Scary liked having a BBQ, but he likes having secret satellite more.

But my parents have a secretive side. (For years they’ve concealed inside a gutted barbecue a forbidden satellite dish, through the cover of which our favorite shows happily penetrate. If anyone wonders why we don’t barbecue anything, that’s why, people. We’ve derived inordinate delight from pulling the BBQ cover over the Strata Council’s eyes all these years, although occasionally my dad wishes he could have a steak.) My parents grew up in a time when people didn’t talk about money and pay scales and what your house sold for in the shitty market du jour.

Fact is, my parents haven’t done anything with the townhouse yet. But they’re moving, and once they’ve moved, they’ll sort it out. That’s what they told me, at least. Far easier to tidy up a house when the kids aren’t living in it. Easier than impossible, that is.

So the packing starts this week. Books first, then second-string kitchen crap. Who knows, maybe we’ll actually junk some of it this time.

Watching my parents mobilize for the move is exciting. Not just because we’ll be in novel surroundings, but because when people move, they buy beer.
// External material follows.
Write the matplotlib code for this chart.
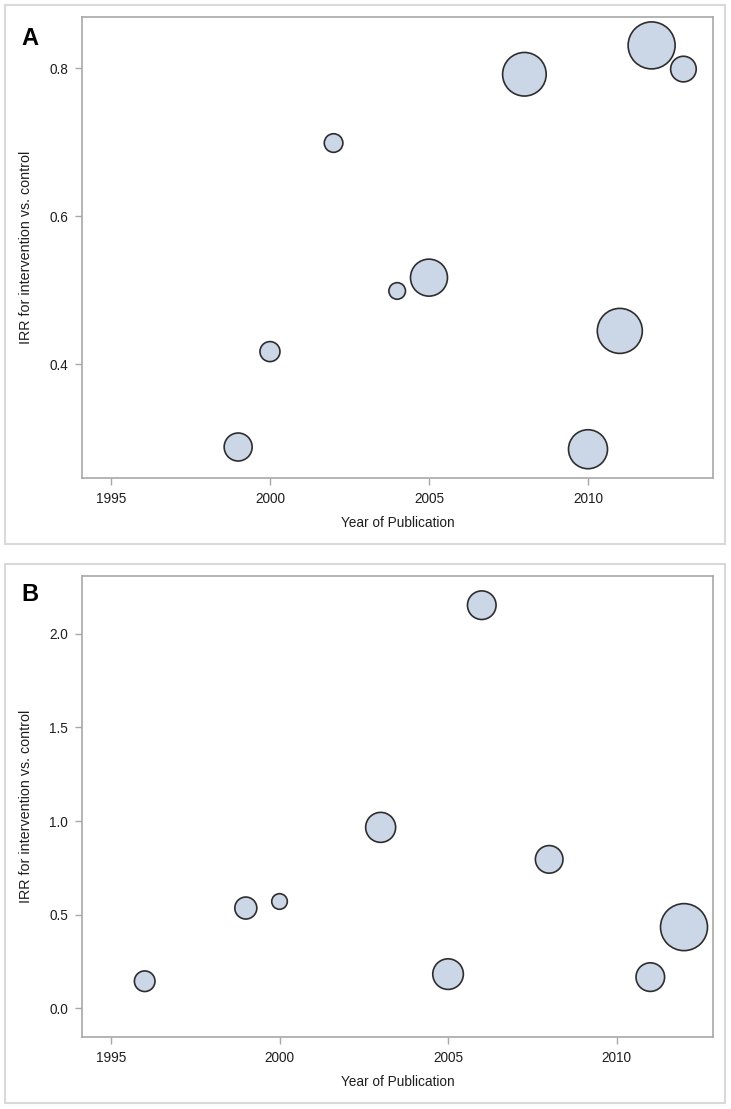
import matplotlib.pyplot as plt
from matplotlib.patches import Rectangle

plt.rcParams['font.family'] = ['Liberation Sans', 'DejaVu Sans']

# Panel A
years_a = [1999, 2000, 2002, 2004, 2005, 2008, 2010, 2011, 2012, 2013]
irr_a = [0.288, 0.417, 0.699, 0.499, 0.517, 0.792, 0.285, 0.445, 0.831, 0.799]
weight_a = [14.0, 10.0, 9.3, 8.3, 18.5, 21.8, 19.5, 22.5, 23.5, 12.8]

# Panel B
years_b = [1996, 1999, 2000, 2003, 2005, 2006, 2008, 2011, 2012]
irr_b = [0.144, 0.535, 0.57, 0.966, 0.182, 2.153, 0.795, 0.166, 0.433]
weight_b = [10.3, 11.0, 7.8, 15.0, 15.3, 14.3, 13.8, 14.3, 23.5]

xticks_a = [1995, 2000, 2005, 2010]
yticks_a = [0.4, 0.6, 0.8]
xticks_b = [1995, 2000, 2005, 2010]
yticks_b = [0.0, 0.5, 1.0, 1.5, 2.0]

W, H = 731, 1109
fig = plt.figure(figsize=(W / 100, H / 100), dpi=100)

FILL = '#cbd6e6'
EDGE = '#2e2e2e'
SPINE = '#a8a8a8'
TXT = '#1e1e1e'


def bubble_area(w):
    # radius in px -> marker area in pt^2
    return [(2 * r * 0.72) ** 2 for r in w]


def panel(top, years, irr, weight, xticks, yticks, xlim, ylim, letter, letter_y):
    ax = fig.add_axes([82 / W, 1 - (top + 461) / H, 631 / W, 461 / H])
    ax.scatter(years, irr, s=bubble_area(weight), c=FILL, edgecolors=EDGE,
               linewidths=1.2, zorder=3, clip_on=False)
    ax.set_xlim(*xlim)
    ax.set_ylim(*ylim)
    ax.set_xticks(xticks)
    ax.set_yticks(yticks)
    ax.set_yticklabels(['{:.1f}'.format(v) for v in yticks])
    for s in ax.spines.values():
        s.set_color(SPINE)
        s.set_linewidth(1.2)
    ax.tick_params(direction='out', length=5, width=1, color=SPINE,
                   labelsize=9.8, labelcolor=TXT, pad=5)
    ax.set_xlabel('Year of Publication', fontsize=9.8, color=TXT, labelpad=7)
    ax.set_ylabel('IRR for intervention vs. control', fontsize=10.3,
                  color=TXT, labelpad=12)
    fig.text(21 / W, 1 - letter_y / H, letter, fontsize=17,
             fontweight='bold', va='baseline', ha='left')
    return ax


panel(17, years_a, irr_a, weight_a, xticks_a, yticks_a,
      (1994.09, 2013.93), (0.2461, 0.8694), 'A', 45)
panel(576, years_b, irr_b, weight_b, xticks_b, yticks_b,
      (1994.14, 2012.86), (-0.154, 2.309), 'B', 601)

# outer panel frames
for y0 in (5, 564):
    fig.add_artist(Rectangle((5 / W, 1 - (y0 + 539) / H), 720 / W, 539 / H,
                             transform=fig.transFigure, fill=False,
                             edgecolor='#d9d9d9', linewidth=1.5))

fig.savefig('out.png', dpi=100)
They buy cases of it. And then they buy pizza, which makes them thirsty for more beer. And that makes moving awesome.

As long as nobody buys another Premium Pack from Lighthouse Brewing. OMG, I can’t tell you what a slog it’s been getting through it. When my mum declared it undrinkable, my dad and I had to step up and finish it, otherwise we couldn’t create the fridge vacuum that nature would abhor. Seriously, if my dad and I didn’t finish those Lighthouse beers, we’d never be able to buy more beer!

The most tolerable of the lot was FISGARD 150 BAVARIAN LAGER. Straw-colored and fizzy, it offers a basic aroma profile—grass, corn, and leafy hops—with an exception: that persistent, cloying overripe fruit note that predominates in its three Premium Pack casemates. Only the note is much subtler in FISGARD 150.

On the palate the lager is mild with some background orchardiness and a slightly sour endnote. Even when ice-cold, FISGARD 150 somehow doesn’t achieve refreshment; it tastes uncharacteristically musty for a lager, while noncommittally fruity. It’s a weird-tasting beer, but the weird taste doesn’t redeem it in any way. There’s nothing entertaining about an odd compost odor lurking in, of all things, a Bavarian lager.

So this one’s off our list for the move.